En una verdadera democracia ninguna creencia o increencia
puede ostentar privilegio alguno, puesto que entonces se discrimina de facto a aquellos ciudadanos que no
comulguen con la particular absurdez del creyente.
Y eso lo saben muy bien en Francia, cuna del laicismo. Allí un
tribunal ha dictaminado que una monumental estatua de Juan Pablo II
emplazada bajo un arco coronado por una gran cruz cristiana atenta contra la separación entre el estado y la iglesia y debe ser retirada
a petición de una organización laicista.
Y mientras tanto, en la capital de España el
nacionalcatólico ayuntamiento de Madrid ha denegado la petición de la retirada
del crucifijo que preside un salón de plenos en donde se sientan los
representantes de la soberanía municipal y hasta se celebran bodas civiles de
parejas que no quieren tener trato alguno con la omnipresente (y por supuesto
todopoderosa) iglesia católica, porque según el concejal de turno este símbolo
máximo de la ignorancia católica ¡no tiene significado religioso! sino que es
una tradición histórica.

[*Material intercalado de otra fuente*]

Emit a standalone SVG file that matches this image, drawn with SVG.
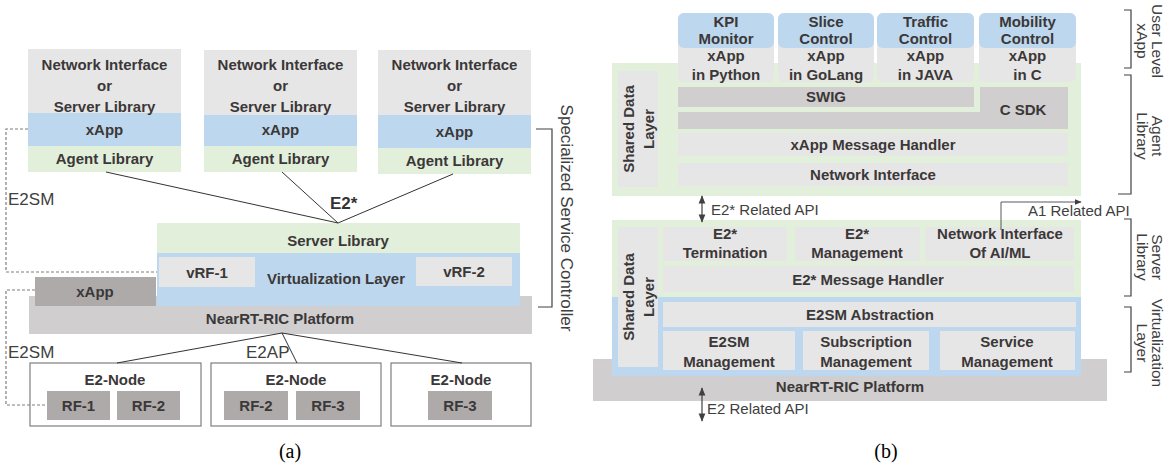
<svg xmlns="http://www.w3.org/2000/svg" width="1174" height="467" viewBox="0 0 1174 467">
<style>
.lg{fill:#e7e6e6}
.bl{fill:#bdd7ee}
.gr{fill:#e2efda}
.dg{fill:#aeaaaa}
.pg{fill:#d0cece}
.t{font-family:"Liberation Sans",Arial,sans-serif;font-weight:bold;font-size:15px;fill:#3b3838;text-anchor:middle}
.r{font-family:"Liberation Sans",Arial,sans-serif;font-size:17px;fill:#404040}
.s{font-family:"Liberation Sans",Arial,sans-serif;font-size:15px;fill:#404040}
.v{font-family:"Liberation Sans",Arial,sans-serif;font-size:15.5px;fill:#404040;text-anchor:middle}
.cap{font-family:"Liberation Serif","Times New Roman",serif;font-size:20px;fill:#000;text-anchor:middle}
.ln{stroke:#333;stroke-width:1;fill:none}
.dash{stroke:#7f7f7f;stroke-width:1.2;stroke-dasharray:3 2;fill:none}
.br{stroke:#404040;stroke-width:1.2;fill:none}
.nb{fill:#fff;stroke:#7f7f7f;stroke-width:1.2}
</style>
<defs>
<marker id="ah" viewBox="0 0 10 10" refX="9" refY="5" markerWidth="7" markerHeight="7" orient="auto-start-reverse"><path d="M0,1 L10,5 L0,9 Z" fill="#404040"/></marker>
</defs>

<!-- ===== Panel (a) ===== -->
<g id="a-box1">
<rect class="lg" x="28" y="49" width="153" height="64"/>
<rect class="bl" x="28" y="113" width="153" height="33"/>
<rect class="gr" x="28" y="146" width="153" height="26"/>
<text class="t" x="104.5" y="70">Network Interface</text>
<text class="t" x="104.5" y="91">or</text>
<text class="t" x="104.5" y="112">Server Library</text>
<text class="t" x="104.5" y="135">xApp</text>
<text class="t" x="104.5" y="164">Agent Library</text>
</g>
<g id="a-box2">
<rect class="lg" x="204" y="50" width="153" height="65"/>
<rect class="bl" x="204" y="115" width="153" height="31"/>
<rect class="gr" x="204" y="146" width="153" height="26"/>
<text class="t" x="280.5" y="70">Network Interface</text>
<text class="t" x="280.5" y="91">or</text>
<text class="t" x="280.5" y="112">Server Library</text>
<text class="t" x="280.5" y="135">xApp</text>
<text class="t" x="280.5" y="164">Agent Library</text>
</g>
<g id="a-box3">
<rect class="lg" x="378" y="50" width="153" height="65"/>
<rect class="bl" x="378" y="115" width="153" height="33"/>
<rect class="gr" x="378" y="148" width="153" height="26"/>
<text class="t" x="454.5" y="70">Network Interface</text>
<text class="t" x="454.5" y="91">or</text>
<text class="t" x="454.5" y="112">Server Library</text>
<text class="t" x="454.5" y="137">xApp</text>
<text class="t" x="454.5" y="166">Agent Library</text>
</g>

<g id="a-platform">
<rect class="pg" x="29" y="296" width="503" height="38"/>
<text class="t" x="280" y="324">NearRT-RIC Platform</text>
</g>
<g id="a-server">
<rect class="gr" x="157" y="223" width="363" height="30"/>
<text class="t" x="338" y="246">Server Library</text>
</g>
<g id="a-virt">
<rect class="bl" x="157" y="253" width="363" height="53"/>
<text class="t" x="336" y="284">Virtualization Layer</text>
</g>
<g id="a-vrf1">
<rect class="lg" x="159" y="257" width="96" height="30"/>
<text class="t" x="207" y="278">vRF-1</text>
</g>
<g id="a-vrf2">
<rect class="lg" x="416" y="257" width="96" height="29"/>
<text class="t" x="464" y="277">vRF-2</text>
</g>
<g id="a-xapp">
<rect class="dg" x="35" y="277" width="121" height="29"/>
<text class="t" x="95" y="297">xApp</text>
</g>

<g id="a-node1">
<rect class="nb" x="30" y="363" width="171" height="63"/>
<text class="t" x="115" y="385">E2-Node</text>
<rect class="dg" x="47" y="391" width="63" height="29"/>
<text class="t" x="78.5" y="411">RF-1</text>
<rect class="dg" x="117" y="391" width="63" height="29"/>
<text class="t" x="148.5" y="411">RF-2</text>
</g>
<g id="a-node2">
<rect class="nb" x="211" y="363" width="170" height="63"/>
<text class="t" x="296" y="385">E2-Node</text>
<rect class="dg" x="224" y="391" width="64" height="29"/>
<text class="t" x="256" y="411">RF-2</text>
<rect class="dg" x="296" y="391" width="64" height="29"/>
<text class="t" x="328" y="411">RF-3</text>
</g>
<g id="a-node3">
<rect class="nb" x="391" y="363" width="140" height="63"/>
<text class="t" x="461" y="385">E2-Node</text>
<rect class="dg" x="428" y="391" width="64" height="29"/>
<text class="t" x="460" y="411">RF-3</text>
</g>

<g id="a-connectors">
<path class="ln" d="M106,172 L338,223 M282,172 L338,223 M453,174 L338,223"/>
<path class="ln" d="M282,333 L117,363 M282,333 L297,363 M282,333 L462,363"/>
<path class="dash" d="M28,129 H6 V272 H157"/>
<path class="dash" d="M35,290 H6 V405 H47"/>
<path class="br" d="M536,129 H552 V307 H538"/>
</g>
<g id="a-labels">
<text x="330" y="209" style="font-family:'Liberation Sans',Arial,sans-serif;font-weight:bold;font-size:17px;fill:#333">E2*</text>
<text class="r" x="8" y="205">E2SM</text>
<text class="r" x="8" y="358">E2SM</text>
<text class="r" x="246" y="358">E2AP</text>
<text class="r" transform="translate(567,218) rotate(90)" x="0" y="6" text-anchor="middle">Specialized Service Controller</text>
<text class="cap" x="290" y="458">(a)</text>
</g>

<!-- ===== Panel (b) ===== -->
<g id="b-platform">
<rect class="pg" x="593" y="359" width="514" height="42"/>
<text class="t" x="850" y="392">NearRT-RIC Platform</text>
</g>
<g id="b-agent">
<rect class="gr" x="612" y="63" width="469" height="133"/>
</g>
<g id="b-server">
<rect class="gr" x="612" y="220" width="469" height="77"/>
</g>
<g id="b-virt">
<rect class="bl" x="612" y="297" width="469" height="79"/>
</g>

<g id="b-xapp-kpi">
<rect class="lg" x="678" y="13" width="96" height="69" rx="6"/>
<rect class="bl" x="678" y="13" width="96" height="35" rx="6"/>
<text class="t" x="726" y="27">KPI</text>
<text class="t" x="726" y="44">Monitor</text>
<text class="t" x="726" y="61">xApp</text>
<text class="t" x="726" y="80">in Python</text>
</g>
<g id="b-xapp-slice">
<rect class="lg" x="778" y="13" width="96" height="69" rx="6"/>
<rect class="bl" x="778" y="13" width="96" height="35" rx="6"/>
<text class="t" x="826" y="27">Slice</text>
<text class="t" x="826" y="44">Control</text>
<text class="t" x="826" y="61">xApp</text>
<text class="t" x="826" y="80">in GoLang</text>
</g>
<g id="b-xapp-traffic">
<rect class="lg" x="877" y="13" width="97" height="69" rx="6"/>
<rect class="bl" x="877" y="13" width="97" height="35" rx="6"/>
<text class="t" x="925.5" y="27">Traffic</text>
<text class="t" x="925.5" y="44">Control</text>
<text class="t" x="925.5" y="61">xApp</text>
<text class="t" x="925.5" y="80">in JAVA</text>
</g>
<g id="b-xapp-mobility">
<rect class="lg" x="979" y="13" width="97" height="69" rx="6"/>
<rect class="bl" x="979" y="13" width="97" height="35" rx="6"/>
<text class="t" x="1027.5" y="27">Mobility</text>
<text class="t" x="1027.5" y="44">Control</text>
<text class="t" x="1027.5" y="61">xApp</text>
<text class="t" x="1027.5" y="80">in C</text>
</g>

<g id="b-shared1">
<rect class="lg" x="618" y="71" width="40" height="116"/>
<text class="t" transform="translate(638,129) rotate(-90)" x="0" y="-4">Shared Data</text>
<text class="t" transform="translate(638,129) rotate(-90)" x="0" y="16">Layer</text>
</g>
<g id="b-swig">
<rect class="pg" x="678" y="87" width="296" height="20"/>
<text class="t" x="826" y="102">SWIG</text>
</g>
<g id="b-csdk">
<path class="pg" d="M980,87 H1068 V129 H678 V112 H980 Z"/>
<text class="t" x="1023" y="115">C SDK</text>
</g>
<g id="b-msg">
<rect class="lg" x="678" y="133" width="390" height="23"/>
<text class="t" x="873" y="150">xApp Message Handler</text>
</g>
<g id="b-netif">
<rect class="lg" x="678" y="163" width="390" height="23"/>
<text class="t" x="873" y="180">Network Interface</text>
</g>

<g id="b-shared2">
<rect class="lg" x="618" y="227" width="40" height="140"/>
<text class="t" transform="translate(638,297) rotate(-90)" x="0" y="-4">Shared Data</text>
<text class="t" transform="translate(638,297) rotate(-90)" x="0" y="16">Layer</text>
</g>
<g id="b-e2term">
<rect class="lg" x="663" y="227" width="124" height="34"/>
<text class="t" x="725" y="239">E2*</text>
<text class="t" x="725" y="258">Termination</text>
</g>
<g id="b-e2mgmt">
<rect class="lg" x="795" y="227" width="125" height="34"/>
<text class="t" x="857" y="239">E2*</text>
<text class="t" x="857" y="258">Management</text>
</g>
<g id="b-aiml">
<rect class="lg" x="925" y="227" width="149" height="34"/>
<text class="t" x="1000" y="239">Network Interface</text>
<text class="t" x="1000" y="258">Of AI/ML</text>
</g>
<g id="b-e2msg">
<rect class="lg" x="663" y="266" width="411" height="26"/>
<text class="t" x="868" y="285">E2* Message Handler</text>
</g>
<g id="b-e2smabs">
<rect class="lg" x="663" y="302" width="413" height="25"/>
<text class="t" x="870" y="320">E2SM Abstraction</text>
</g>
<g id="b-e2smmgmt">
<rect class="lg" x="663" y="331" width="132" height="39"/>
<text class="t" x="729" y="347">E2SM</text>
<text class="t" x="729" y="367">Management</text>
</g>
<g id="b-submgmt">
<rect class="lg" x="803" y="331" width="126" height="39"/>
<text class="t" x="866" y="347">Subscription</text>
<text class="t" x="866" y="367">Management</text>
</g>
<g id="b-svcmgmt">
<rect class="lg" x="940" y="331" width="135" height="39"/>
<text class="t" x="1007" y="347">Service</text>
<text class="t" x="1007" y="367">Management</text>
</g>

<g id="b-connectors">
<path d="M702,196 V222" stroke="#404040" stroke-width="1.2" fill="none" marker-start="url(#ah)" marker-end="url(#ah)"/>
<path d="M702,388 V421" stroke="#404040" stroke-width="1.2" fill="none" marker-start="url(#ah)" marker-end="url(#ah)"/>
<path d="M1001,230 V202 H1081" stroke="#595959" stroke-width="1" fill="none" marker-end="url(#ah)"/>
<path class="br" d="M1124,10 H1131 V68 H1124"/>
<path class="br" d="M1124,75 H1131 V194 H1118"/>
<path class="br" d="M1124,219 H1131 V296 H1124"/>
<path class="br" d="M1124,307 H1131 V372 H1124"/>
</g>
<g id="b-labels">
<text class="s" x="711" y="215">E2* Related API</text>
<text class="s" x="1028" y="216">A1 Related API</text>
<text class="s" x="707" y="414">E2 Related API</text>
<text class="v" transform="translate(1157,41) rotate(90)" x="0" y="5">User Level</text>
<text class="v" transform="translate(1142,41) rotate(90)" x="0" y="5">xApp</text>
<text class="v" transform="translate(1157,136) rotate(90)" x="0" y="5">Agent</text>
<text class="v" transform="translate(1142,136) rotate(90)" x="0" y="5">Library</text>
<text class="v" transform="translate(1157,257) rotate(90)" x="0" y="5">Server</text>
<text class="v" transform="translate(1142,257) rotate(90)" x="0" y="5">Library</text>
<text class="v" transform="translate(1157,343) rotate(90)" x="0" y="5">Virtualization</text>
<text class="v" transform="translate(1142,343) rotate(90)" x="0" y="5">Layer</text>
<text class="cap" x="886" y="458">(b)</text>
</g>
</svg>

Y con este estúpido argumento se ha quedado tan
tranquilo el concejal que parece saber más de cristianismo que el propio papa,
que quizás no se haya enterado que el crucifijo que siempre luce con ignorante orgullo no tiene
significado religioso alguno.
En resumen, como siempre la civilización y la democracia acaban en los Pirineos.
En resumen, como siempre la civilización y la democracia acaban en los Pirineos.